A survey signals that younger employees may also need more realistic expectations about how much money they’ll need in later life.
They’ve only just entered the workforce, but a significant swath of the newest crop of U.S. employees are already making plans for an early exit.
A full 25% of Gen Z respondents in a new survey by Goldman Sachs Asset Management said they plan to retire before the age of 55. That’s in line with the latest trend of reevaluating and even simply quitting work early, but out of step with the realities of more recent retirees.
A majority of the retired people Goldman polled did in fact leave the workforce early. But they did so later in life: The most common retirement age was between the ages of 60 and 64. Only 8% retired before the age of 55.
“Our biggest takeaway for younger workers is that they may need to plan with more realistic assumptions,” said Jeri Savage, head of defined contribution research for multi-asset solutions at Goldman Sachs Asset Management.
Such assumptions go beyond retirement age. A broader group of young workers — those under 40, which includes millennials — seem to think they will need less money annually in retirement relative to the traditional rule of thumb of 80% of pre-retirement income. (Even that figure has been deemed too low by some experts.) Nearly a third of respondents under 40 said they think they’ll need 60% or less.
That’s despite challenges workers say they have faced trying to save for the end of their working lives. Financial hardships affected 89% of working respondents’ ability to save for retirement. Further, 83% of workers said paying down existing loans had some influence on their retirement savings.
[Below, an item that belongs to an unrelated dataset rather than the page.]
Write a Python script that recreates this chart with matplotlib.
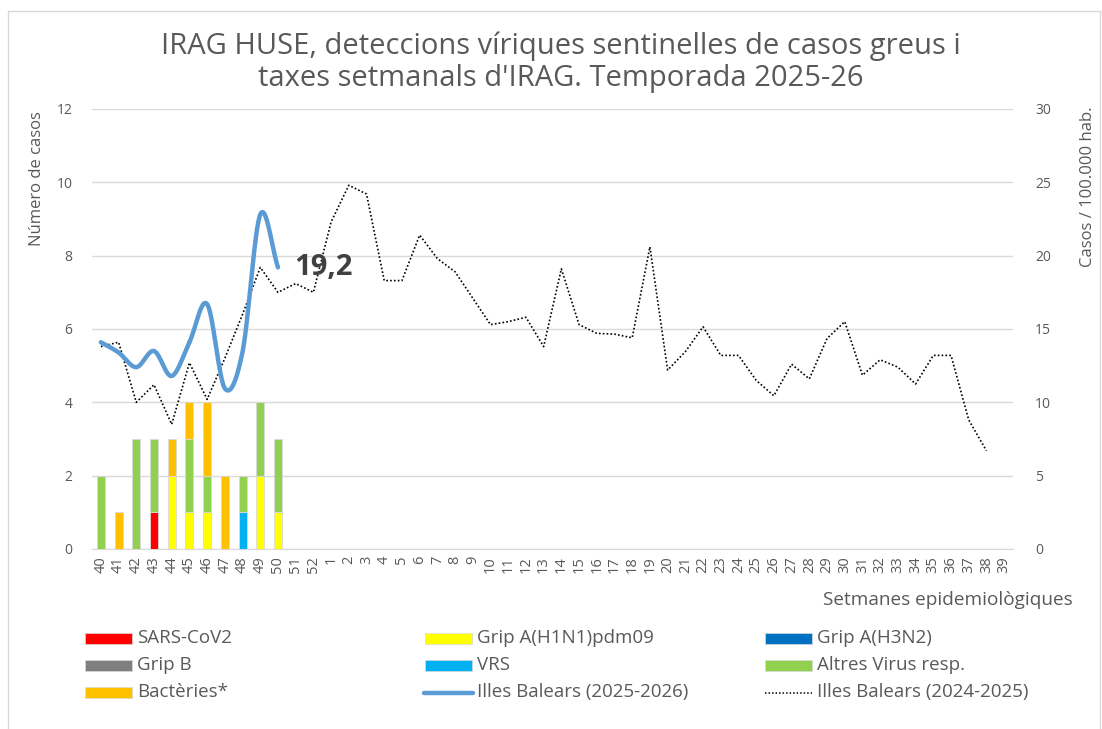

That compares with just 15% of retirees. Younger generations, of course, have had to borrow significantly more to pay for college than previous cohorts.
In the survey, one out of three respondents said they thought they would have to delay retirement by a year or more because of the negative financial side effects of the Covid-19 pandemic. Retirees cited health concerns as their most common reason for retiring. The second most common reason? Just being tired of working.
“We think a lot of the findings in this survey can help plan sponsors,” said Michael Moran, senior retirement strategist at Goldman Sachs Asset Management. “Current workers and retirees both use employer retirement programs as their top source of information for planning for retirement.”
Goldman conducted the research between July and August of 2021 and polled 1,237 people, roughly split between those in the workforce and those in retirement.